THe GTO Airboat company in Ocala, Fla. builds and sells portable hog traps for about $400 +-.  I believe they make several different sizes.  They are not cheap but I am sure they are well made.

There are hog traps for sale from various places out in Texas but you will have to pay shipping which could be expensive.

I think someone in Ga., a feed store or local welding shop, had hog traps for sale a year or so ago.  Search on here for hog traps and see what you can find.

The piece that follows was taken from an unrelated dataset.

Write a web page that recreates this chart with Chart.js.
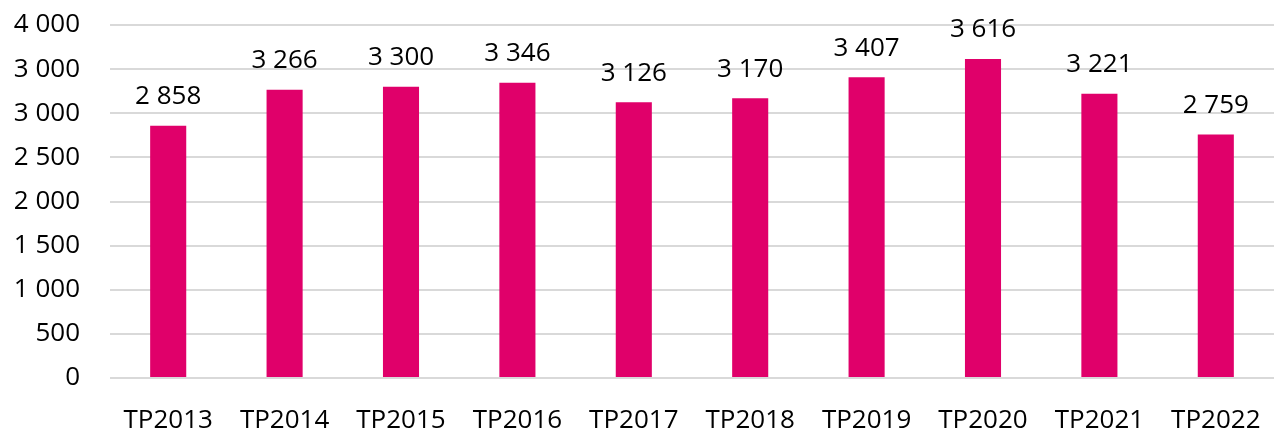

If you can't find them to buy, build your own.  Not too difficult.

Dave1


----------



## HOGGDOGS (Oct 4, 2008)

I can build you whatever type trap you want.Pm me for prices an trap styles.


----------



## jessicay (Oct 6, 2008)

ttt


----------



## ditchdoc24 (Oct 7, 2008)

I've got a trap and I live in Jasper County. You're welcome to use my trap. All I ask is for a pig occasionally for the freezer. Send me a pm if you're interested.


----------



## jessicay (Oct 16, 2008)

ttt


----------



## devildog83 (Oct 19, 2008)

Look at www.razorbacktraps.com. Located in Gainesville, Ga.  Just about an hour and a half north of you.


----------



## joefishin (Oct 20, 2008)

*traps*

Does anyone know who the folks are in Cochran that make hog traps out of liquid tote frames?


----------



## whchunter (Oct 20, 2008)

*Second Time Posted*

Don Collier

404-316-2264
1-800-877-7290 shipping info
www.hogtrappin.com

This is the second time I've provided Dan's information...Pretty soon maybe he'll give me a discount....


----------



## Hunt&Fish (Oct 20, 2008)

*Don Collier's Traps*



whchunter said:


> Don Collier
> 
> 404-316-2264
> 1-800-877-7290 shipping info
> ...



I've got one of Don's traps. They work. They're also easy to transport in a pickup.


----------



## j_seph (Oct 20, 2008)

Oakwood sportsman lodge has one out front for sale 678-450-4866 Might get it at a good deal they are cleaning house forever


----------



## devildog83 (Oct 20, 2008)

That was one of our custom traps. That trap sold for $650.00. Unfortunately as you said they will no longer be sold there.


----------